Pada waktu itu, si bhikkhu muda telah berbaring selama empat hari, tanpa memperdulikan apa yang dikatakan oleh orang-orang. Dia sama sekali tidak mau makan. Walaupun makanan di dalam mangkuknya telah menjadi busuk, dia tidak juga bangkit. Maka seorang bhikkhu pergi kepadanya dan berkata, “Sahabat, Sang Guru akan pergi melihat Sirima.” Pada saat mendengar kata “Sirima,”bhikkhu muda tersebut bangkit dengan cepat walaupun dikuasai oleh rasa lapar. “Sang Guru akan melihat Sirima, apakah engkau akan itut?” Tanya bhikkhu itu. “Saya akan pergi,” katanya. Dia membuang nasi bususk itu, mencuci mangkuknya dan pergi bersama Sangha. Sang Guru dengan dikelilingi Sangha berdiri di satu kelompok. Sangha bhikkhuni, keluarga raja, dan kelompok umat awam, masing-masing berdiri dikelompoknya sendiri-sendiri. Sang Guru bertanya kepada raja, “Raja yang agung, siapakah dia?” “Bhante, dia adalah saudara perempuan Jivaka, Sirima namanya.” “Apakah ini Sirima?” “Ya, Bhante.” “Kalau demikian, suruhlah mengumumkan di seluruh kota bahwa siapa pun boleh memiliki Sirima dengan membayarkan 1000 kahapana.” Raja menyuruh hal ini dilakukan. Tak ada seorang pun yang berkata “Ya” atau “Tidak untuk tawaran itu.
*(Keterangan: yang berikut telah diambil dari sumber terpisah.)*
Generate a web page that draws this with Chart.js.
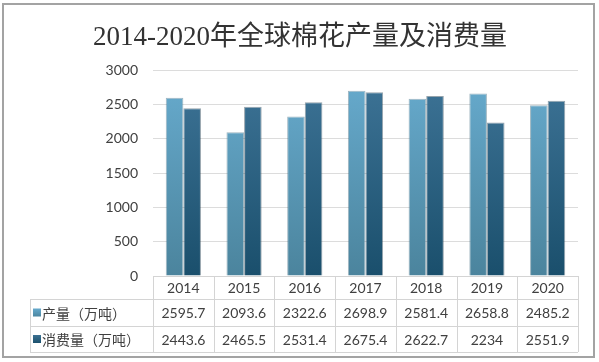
<!DOCTYPE html>
<html>
<head>
<meta charset="utf-8">
<script src="https://cdn.jsdelivr.net/npm/chart.js@4/dist/chart.umd.min.js"></script>
<style>
    body { margin: 0; background: #fff; }
    canvas { display: block; }
</style>
</head>
<body>
<canvas id="cottonChart" width="599" height="362"></canvas>
<script>
// data
const years = ["2014", "2015", "2016", "2017", "2018", "2019", "2020"];
const production = [2595.7, 2093.6, 2322.6, 2698.9, 2581.4, 2658.8, 2485.2];
const consumption = [2443.6, 2465.5, 2531.4, 2675.4, 2622.7, 2234, 2551.9];
const seriesNames = ["产量（万吨）", "消费量（万吨）"];
const yMax = 3000;
const yStep = 500;
const chartTitle = "2014-2020年全球棉花产量及消费量";

const textColor = "#404040";
const lineColor = "#d4d4d4";
const numFont = "Lato";

// vertical gradient for the bars
function barGradient(ctx, top, bottom) {
    const chart = ctx.chart;
    const area = chart.chartArea;
    if (!area) return top;
    const g = chart.ctx.createLinearGradient(0, area.top, 0, area.bottom);
    g.addColorStop(0, top);
    g.addColorStop(1, bottom);
    return g;
}

// title, outer frame and the data table under the bars
const tablePlugin = {
    id: "tablePlugin",
    afterDraw(chart) {
        const ctx = chart.ctx;
        const area = chart.chartArea;
        const n = years.length;
        const colW = (area.right - area.left) / n;
        const tableLeft = 30;
        const y0 = area.bottom;
        const y1 = y0 + 23;
        const y2 = y1 + 27;
        const y3 = y2 + 26;

        ctx.save();

        // outer frame
        ctx.strokeStyle = "#a3a3a3";
        ctx.lineWidth = 2;
        ctx.strokeRect(3, 4, 591, 353);

        // title
        ctx.fillStyle = "#333";
        ctx.font = "27px 'Liberation Serif', 'Noto Sans CJK SC', serif";
        ctx.textAlign = "center";
        ctx.textBaseline = "middle";
        ctx.fillText(chartTitle, 300, 38);

        // table lines
        ctx.strokeStyle = lineColor;
        ctx.lineWidth = 1;
        ctx.beginPath();
        ctx.moveTo(area.left, y0 + 0.5);
        ctx.lineTo(area.right, y0 + 0.5);
        [y1, y2, y3].forEach((y) => {
            ctx.moveTo(tableLeft, y + 0.5);
            ctx.lineTo(area.right, y + 0.5);
        });
        ctx.moveTo(tableLeft + 0.5, y1);
        ctx.lineTo(tableLeft + 0.5, y3);
        for (let i = 0; i <= n; i++) {
            const x = Math.round(area.left + i * colW) + 0.5;
            ctx.moveTo(x, y0);
            ctx.lineTo(x, y3);
        }
        ctx.stroke();

        // years and values
        ctx.fillStyle = textColor;
        ctx.font = "14px " + numFont + ", sans-serif";
        ctx.textAlign = "center";
        const xScale = chart.scales.x;
        years.forEach((year, i) => {
            const cx = xScale.getPixelForValue(i);
            ctx.fillText(year, cx, (y0 + y1) / 2 + 1);
            ctx.fillText(String(production[i]), cx, (y1 + y2) / 2 + 1);
            ctx.fillText(String(consumption[i]), cx, (y2 + y3) / 2 + 1);
        });

        // row labels with colour keys
        const keys = [["#66aacd", "#4c86a0"], ["#3c7192", "#1c516d"]];
        const rowMid = [(y1 + y2) / 2, (y2 + y3) / 2];
        seriesNames.forEach((name, i) => {
            const g = ctx.createLinearGradient(0, rowMid[i] - 4, 0, rowMid[i] + 4);
            g.addColorStop(0, keys[i][0]);
            g.addColorStop(1, keys[i][1]);
            ctx.fillStyle = g;
            ctx.fillRect(33, rowMid[i] - 4, 8, 8);
            ctx.fillStyle = textColor;
            ctx.font = "14px 'Noto Sans CJK SC', sans-serif";
            ctx.textAlign = "left";
            ctx.fillText(name, 42, rowMid[i] + 1);
        });

        ctx.restore();
    },
};

function drawChart() {
    new Chart(document.getElementById("cottonChart"), {
        type: "bar",
        data: {
            labels: years,
            datasets: [
                {
                    label: seriesNames[0],
                    data: production,
                    backgroundColor: (ctx) => barGradient(ctx, "#68accf", "#4b849d"),
                    borderColor: "rgba(40, 90, 115, 0.45)",
                    borderWidth: 1,
                },
                {
                    label: seriesNames[1],
                    data: consumption,
                    backgroundColor: (ctx) => barGradient(ctx, "#3f7598", "#1a4f6c"),
                    borderColor: "rgba(20, 50, 70, 0.45)",
                    borderWidth: 1,
                },
            ],
        },
        options: {
            responsive: false,
            animation: false,
            layout: {
                padding: { left: 0, top: 70, right: 21, bottom: 86 },
            },
            datasets: {
                bar: {
                    categoryPercentage: 0.58,
                    barPercentage: 1.0,
                },
            },
            scales: {
                x: {
                    display: false,
                },
                y: {
                    min: 0,
                    max: yMax,
                    afterFit: (scale) => {
                        scale.width = 153;
                    },
                    ticks: {
                        stepSize: yStep,
                        padding: 15,
                        color: textColor,
                        font: { family: numFont, size: 14 },
                        callback: (value) => String(value),
                    },
                    grid: {
                        color: "#dcdcdc",
                        drawTicks: false,
                    },
                    border: { display: false },
                },
            },
            plugins: {
                legend: { display: false },
                tooltip: { enabled: false },
            },
        },
        plugins: [tablePlugin],
    });
}

Promise.all([
    document.fonts.load("14px " + numFont),
    document.fonts.load("14px 'Noto Sans CJK SC'", "产量"),
    document.fonts.load("27px 'Liberation Serif'"),
]).then(drawChart, drawChart);
</script>
</body>
</html>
Raja berkata kepada Sang Guru. “Bhante yang terhormat, taka ada seorang pun yang mau.” “Kalau demikian, raja agung, turunkanlah harga.”9 Raja menyuruh mengumumkan lagi, “Bayarlah 500 kahapana, ambillah Sirima.” Ketika raja melihat tidak ada yang mau, dia membuat pengumuman lagi, “Ambillah Sirima dengan membayar 250,” “Bayar 200,” “Bayar 100,” “Bayar 50,” “Bayar 25 kahapana,” “Bayar 10,” “Bayar 1,” “Bayar setengah,” “Bayar seperempat,” “Bayar satu masaka.”10 “Bayar satu Kakanika.”11 Akhirnya dia menyuruh mengumumkan, “Ambillah Sirima tanpa membayar.”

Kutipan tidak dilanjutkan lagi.